Tuesday, February 22, 2011

Origin of Insecticides

In browsing Scientific American magazine of February 2011, the following brief note appeared in the highlights of 150 years ago - February 1861.

Modern agriculture and horticulture does have a degree of reliance on both herbicides and insecticides, although some would say that is changing as biotechnology makes advances and GM crops advance.

Whether true or not, pyrethrin was one of the very earliest insecticides. And the snippet below provides some interesting thoughts from 150 years ago.

February 1861 - Scientific American Magazine

Pyrethrin Insecticides

“A vegetable powder, under the name of ‘Persian Insect Powder,’ has lately been introduced into the drug market, for the extermination of insects, vegetable parasites, &c.

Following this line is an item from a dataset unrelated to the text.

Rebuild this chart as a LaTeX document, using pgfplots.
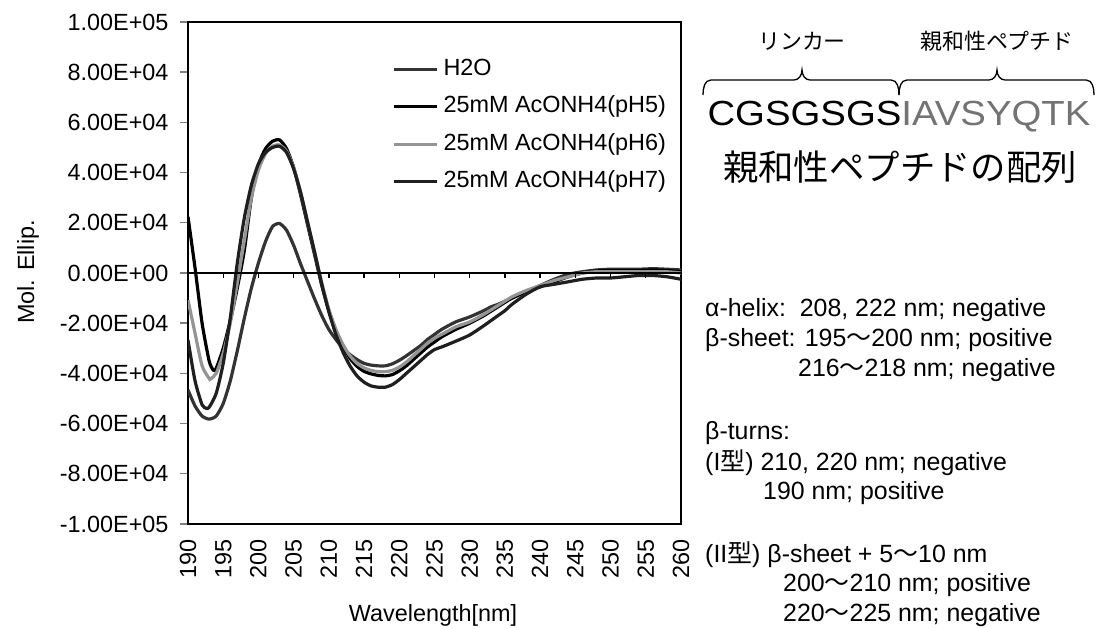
\documentclass[border=0pt]{standalone}
\usepackage{fontspec}
\setmainfont{Liberation Sans}
\newfontfamily\cjk{Noto Sans CJK JP}
\usepackage{pgfplots}
\pgfplotsset{compat=1.18}

\pgfplotstableread{
x y
190 -4.66
191 -5.30
192 -5.70
193 -5.82
194 -5.70
195 -5.20
196 -4.30
197 -3.10
198 -1.80
199 -0.60
200 0.40
201 1.25
202 1.85
203 1.97
204 1.70
205 1.10
206 0.35
207 -0.35
208 -1.05
209 -1.70
210 -2.25
211 -2.65
212 -3.00
213 -3.25
214 -3.45
215 -3.60
216 -3.67
217 -3.70
218 -3.70
219 -3.62
220 -3.48
221 -3.30
222 -3.10
223 -2.90
224 -2.65
225 -2.45
226 -2.25
228 -1.95
230 -1.75
232 -1.50
233 -1.35
234 -1.25
236 -1.00
238 -0.75
240 -0.50
242 -0.25
244 -0.05
246 0.05
248 0.12
250 0.15
252 0.15
254 0.15
256 0.17
258 0.15
260 0.12
}\dataHtwoO

\pgfplotstableread{
x y
190 2.24
191 0.20
192 -2.00
193 -3.50
193.6 -3.87
194 -3.80
195 -3.00
196 -1.90
197 -0.60
198 0.90
199 3.00
200 4.30
201 4.95
202 5.25
203 5.30
204 4.95
205 4.20
206 3.10
207 1.90
208 0.70
209 -0.50
210 -1.50
211 -2.30
212 -2.90
213 -3.40
214 -3.72
215 -3.92
216 -4.02
217 -4.08
218 -4.10
219 -4.05
220 -3.90
221 -3.70
222 -3.45
223 -3.20
224 -2.95
225 -2.75
226 -2.55
228 -2.25
230 -2.00
232 -1.70
234 -1.35
236 -1.00
238 -0.75
240 -0.55
242 -0.35
244 -0.15
246 0.00
248 0.08
250 0.10
252 0.10
254 0.10
256 0.12
258 0.10
260 0.05
}\dataPHfive

\pgfplotstableread{
x y
190 -1.08
191 -2.40
192 -3.70
193 -4.20
193.2 -4.22
194 -4.00
195 -3.20
196 -2.00
197 -0.40
198 1.30
199 3.00
200 4.10
201 4.75
202 5.05
203 5.10
204 4.85
205 4.20
206 3.20
207 2.00
208 0.80
209 -0.40
210 -1.45
211 -2.25
212 -2.85
213 -3.30
214 -3.60
215 -3.78
216 -3.88
217 -3.93
218 -3.93
219 -3.88
220 -3.75
221 -3.55
222 -3.30
223 -3.05
224 -2.80
225 -2.60
226 -2.45
228 -2.15
230 -1.95
232 -1.65
234 -1.30
236 -0.95
238 -0.70
240 -0.50
242 -0.30
244 -0.15
246 0.00
248 0.05
250 0.05
252 0.05
254 0.05
256 0.05
258 0.05
260 0.00
}\dataPHsix

\pgfplotstableread{
x y
190 -2.67
191 -4.30
192 -5.25
192.6 -5.39
193 -5.35
194 -4.80
195 -3.60
196 -1.80
197 0.40
198 2.20
199 3.50
200 4.35
201 4.80
202 5.00
203 5.05
204 4.80
205 4.15
206 3.20
207 2.00
208 0.80
209 -0.45
210 -1.55
211 -2.45
212 -3.15
213 -3.70
214 -4.10
215 -4.35
216 -4.50
217 -4.55
218 -4.55
219 -4.45
220 -4.25
221 -4.00
222 -3.75
223 -3.50
224 -3.25
225 -3.05
226 -2.95
228 -2.72
230 -2.47
232 -2.10
234 -1.70
235 -1.50
236 -1.25
238 -0.85
240 -0.55
242 -0.45
244 -0.35
246 -0.25
248 -0.20
250 -0.20
252 -0.15
254 -0.10
256 -0.10
258 -0.15
260 -0.25
}\dataPHseven

\begin{document}
\begin{tikzpicture}[x=1bp,y=1bp]
\path[use as bounding box] (0,0) rectangle (1098,629);
\begin{axis}[
  at={(188bp,105bp)}, anchor=south west,
  width=493bp, height=502bp, scale only axis,
  xmin=190, xmax=260, ymin=-10, ymax=10,
  axis line style={line width=2.2bp},
  xtick={190,195,200,205,210,215,220,225,230,235,240,245,250,255,260},
  xticklabels={190,195,200,205,210,215,220,225,230,235,240,245,250,255,260},
  ytick={-10,-8,-6,-4,-2,0,2,4,6,8,10},
  yticklabels={-1.00E+05,-8.00E+04,-6.00E+04,-4.00E+04,-2.00E+04,0.00E+00,2.00E+04,4.00E+04,6.00E+04,8.00E+04,1.00E+05},
  ytick pos=left, xtick pos=bottom,
  tick align=outside,
  major tick length=8bp,
  xtick style={draw=none},
  ytick style={line width=1.4bp},
  tick label style={font=\fontsize{23.5}{27}\selectfont},
  yticklabel style={xshift=-8bp},
  xticklabel style={rotate=90, anchor=east},
  xticklabel shift=4bp,
  legend style={at={(axis description cs:0.414,0.928)}, anchor=north west,
    draw=none, fill=none, font=\fontsize{23.5}{27}\selectfont,
    inner sep=0pt, row sep=15.5bp,
    nodes={inner sep=0pt, text height=17bp, text depth=5bp}},
  legend cell align=left,
  legend image code/.code={\draw[#1] (0bp,0bp) -- (43bp,0bp);},
  clip=true,
]
\addplot[black!80, line width=3.2bp, smooth, tension=0.4] table[x=x,y=y] {\dataHtwoO};
\addlegendentry{\hspace{5bp}H2O}
\addplot[black, line width=3.2bp, smooth, tension=0.4] table[x=x,y=y] {\dataPHfive};
\addlegendentry{\hspace{5bp}25mM AcONH4(pH5)}
\addplot[black!42, line width=3.2bp, smooth, tension=0.4] table[x=x,y=y] {\dataPHsix};
\addlegendentry{\hspace{5bp}25mM AcONH4(pH6)}
\addplot[black!88, line width=3.2bp, smooth, tension=0.4] table[x=x,y=y] {\dataPHseven};
\addlegendentry{\hspace{5bp}25mM AcONH4(pH7)}
\draw[line width=1.6bp] (axis cs:190,0) -- (axis cs:260,0);
\pgfplotsinvokeforeach{195,200,205,210,215,220,225,230,235,240,245,250,255}{
  \draw[line width=1.4bp] (axis cs:#1,0) -- ++(0bp,-5bp);
}
\end{axis}

% axis titles
\node[rotate=90, font=\fontsize{23.5}{27}\selectfont] at (28,357) {Mol. Ellip.};
\node[font=\fontsize{23.5}{27}\selectfont] at (433,14) {Wavelength[nm]};

% sequence header
\node[font=\cjk\fontsize{22}{26}\selectfont] at (802,588) {リンカー};
\node[font=\cjk\fontsize{22}{26}\selectfont] at (997,588) {親和性ペプチド};
\draw[line width=1.3bp]
  (703,534) to[out=90,in=180] (711,549) -- (794,549) to[out=0,in=-90] (802,559)
  to[out=-90,in=180] (810,549) -- (891,549) to[out=0,in=90] (899,534);
\draw[line width=1.3bp]
  (899,534) to[out=90,in=180] (907,549) -- (989,549) to[out=0,in=-90] (997,559)
  to[out=-90,in=180] (1005,549) -- (1086,549) to[out=0,in=90] (1094,534);
\node[font=\fontsize{35}{40}\selectfont] at (899,512)
  {\scalebox{1.1}[1]{CGSGSGS\textcolor{black!55}{IAVSYQTK}}};
\node[font=\cjk\fontsize{35.5}{40}\selectfont] at (900,462) {親和性ペプチドの配列};

% annotations
\begin{scope}[every node/.style={anchor=west, font=\fontsize{25}{29}\selectfont, inner sep=0pt}]
\node at (705,319) {α-helix:\ \ 208, 222 nm; negative};
\node at (705,289) {β-sheet: 195{\cjk ～}200 nm; positive};
\node at (798,259) {216{\cjk ～}218 nm; negative};
\node at (705,196) {β-turns:};
\node at (705,166) {(I{\cjk 型}) 210, 220 nm; negative};
\node at (763,136) {190 nm; positive};
\node at (705,74) {(II{\cjk 型}) β-sheet + 5{\cjk ～}10 nm};
\node at (783,44) {200{\cjk ～}210 nm; positive};
\node at (783,14) {220{\cjk ～}225 nm; negative};
\end{scope}
\end{tikzpicture}
\end{document}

Until recently, the botanical source of this powder has not been known, except to its maker. For a number of years it was erroneously considered to be a native of Persia, but it has been traced beyond question by Dr. Koch, as having its origin in the Caucasian provinces, and to the contused blossoms and flowers of Pyrethrum roseum and Pyrethrum carneum.

It is of a yellowish, gray color, perfectly odor­less, yet slightly irritating to the nostrils; at first almost tasteless, but afterwards leaving a burning sensation upon the tongue.

As its effects for the destruction of bugs, roaches, parasites on delicate plants, &c. have been fully established, and it being otherwise harmless, its introduction into general use would be of great importance to families and horticulturists.”